El Teatro Colón es público y esa diferencia no lo eleva sino que lo baja a la planicie de lo real, de lo social, de lo popular, de un nosotros inclusivo y laborioso. "Para mí es importantísimo que sea público —confiesa López—, nos representa a todos los ciudadanos en el exterior, por eso es importante que su imagen de teatro lírico siga perdurando en el tiempo. Por eso amo tanto lo que hago. Mi principal trabajo es seguir organizando para que todo salga con calidad y no perderla, porque sé perfectamente que nos representa como argentinos en el exterior."
No hace falta que ella lo cuente, porque se ve en traqueteo cotidiano, en los ojos concentrados de los trabajadores, en el sonido de la radio prendida, del mate girando de mano en mano, en el "buenas tardes" al unísono cuando alguien ajeno entra al taller. Un total de 56 personas cosen, bordan, confeccionan y mantienen prolijos los depósitos que guardan esos detalles — que son claves para que la puesta escénica funciona óptimamente— tan trabajados. "Todo tiene que ver para abrir en tiempo y forma el telón", comenta con media sonrisa, y luego concluye así: "En lo personal para mí significa mucho, culturalmente y como ciudadana argentina. Para mí es un orgullo total. Pero no solamente lo digo, lo tengo que mantener y eso es lo que voy a hacer hasta el día que me jubile".

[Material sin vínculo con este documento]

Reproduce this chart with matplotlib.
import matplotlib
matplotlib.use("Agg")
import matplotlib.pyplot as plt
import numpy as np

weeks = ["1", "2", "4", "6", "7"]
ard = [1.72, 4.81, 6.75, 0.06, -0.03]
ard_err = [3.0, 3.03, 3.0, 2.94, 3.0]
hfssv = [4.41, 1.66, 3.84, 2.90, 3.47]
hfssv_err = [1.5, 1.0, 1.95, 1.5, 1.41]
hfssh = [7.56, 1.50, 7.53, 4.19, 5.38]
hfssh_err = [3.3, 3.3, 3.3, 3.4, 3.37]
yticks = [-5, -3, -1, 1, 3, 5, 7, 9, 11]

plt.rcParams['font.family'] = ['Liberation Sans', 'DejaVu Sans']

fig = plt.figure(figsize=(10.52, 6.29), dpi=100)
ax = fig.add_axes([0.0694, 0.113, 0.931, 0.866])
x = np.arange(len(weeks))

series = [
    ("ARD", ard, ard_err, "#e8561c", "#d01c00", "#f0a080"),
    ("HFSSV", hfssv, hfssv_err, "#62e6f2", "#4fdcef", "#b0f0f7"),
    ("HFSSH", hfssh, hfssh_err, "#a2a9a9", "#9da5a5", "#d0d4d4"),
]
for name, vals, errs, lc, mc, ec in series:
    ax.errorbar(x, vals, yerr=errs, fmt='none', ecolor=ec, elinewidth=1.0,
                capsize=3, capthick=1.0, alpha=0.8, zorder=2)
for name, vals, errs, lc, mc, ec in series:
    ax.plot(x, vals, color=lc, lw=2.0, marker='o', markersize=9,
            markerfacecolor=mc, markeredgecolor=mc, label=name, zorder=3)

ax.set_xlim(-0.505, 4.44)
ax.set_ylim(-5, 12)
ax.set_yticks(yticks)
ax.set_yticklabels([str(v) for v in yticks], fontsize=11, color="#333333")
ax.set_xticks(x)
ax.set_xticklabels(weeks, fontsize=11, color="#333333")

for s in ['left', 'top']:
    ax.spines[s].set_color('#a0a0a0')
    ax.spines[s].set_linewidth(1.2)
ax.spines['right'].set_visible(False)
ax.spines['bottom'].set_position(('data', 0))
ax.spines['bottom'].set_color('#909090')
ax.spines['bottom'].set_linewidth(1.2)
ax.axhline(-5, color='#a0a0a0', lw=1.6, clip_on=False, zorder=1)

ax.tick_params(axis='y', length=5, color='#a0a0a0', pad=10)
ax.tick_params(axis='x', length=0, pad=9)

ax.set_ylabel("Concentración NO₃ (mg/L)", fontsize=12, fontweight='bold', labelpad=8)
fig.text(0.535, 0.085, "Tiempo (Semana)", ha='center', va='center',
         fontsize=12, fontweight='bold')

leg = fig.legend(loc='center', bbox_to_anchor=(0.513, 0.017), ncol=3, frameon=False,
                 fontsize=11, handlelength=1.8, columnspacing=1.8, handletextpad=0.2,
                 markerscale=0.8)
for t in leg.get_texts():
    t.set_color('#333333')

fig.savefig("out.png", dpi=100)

La semilla santa de los talleres
Eugenia Palafox – Jefa de Peluquería y Caracterización
Hace 21 años que Eugenia Palafox desembarcó en el Teatro Colón. Hoy, y desde hace cinco años, es la Jefa de Peluquería y Caracterización que se encarga de, no sólo del maquillaje, los peinados y las pelucas, también de la joyería y el bijouterie. Rodeada de pelucas, máscaras, coronas y algunos portaretratos colgados en la pared —elegantes artistas, todos en blanco y negro—, habla de esa pasión que producen los oficios: la relación casi cósmica entre las manos de los hombres y sus herramientas de trabajo. "La mayoría de los teatros líricos del mundo no tienen esto que nosotros tenemos", comenta con orgullo.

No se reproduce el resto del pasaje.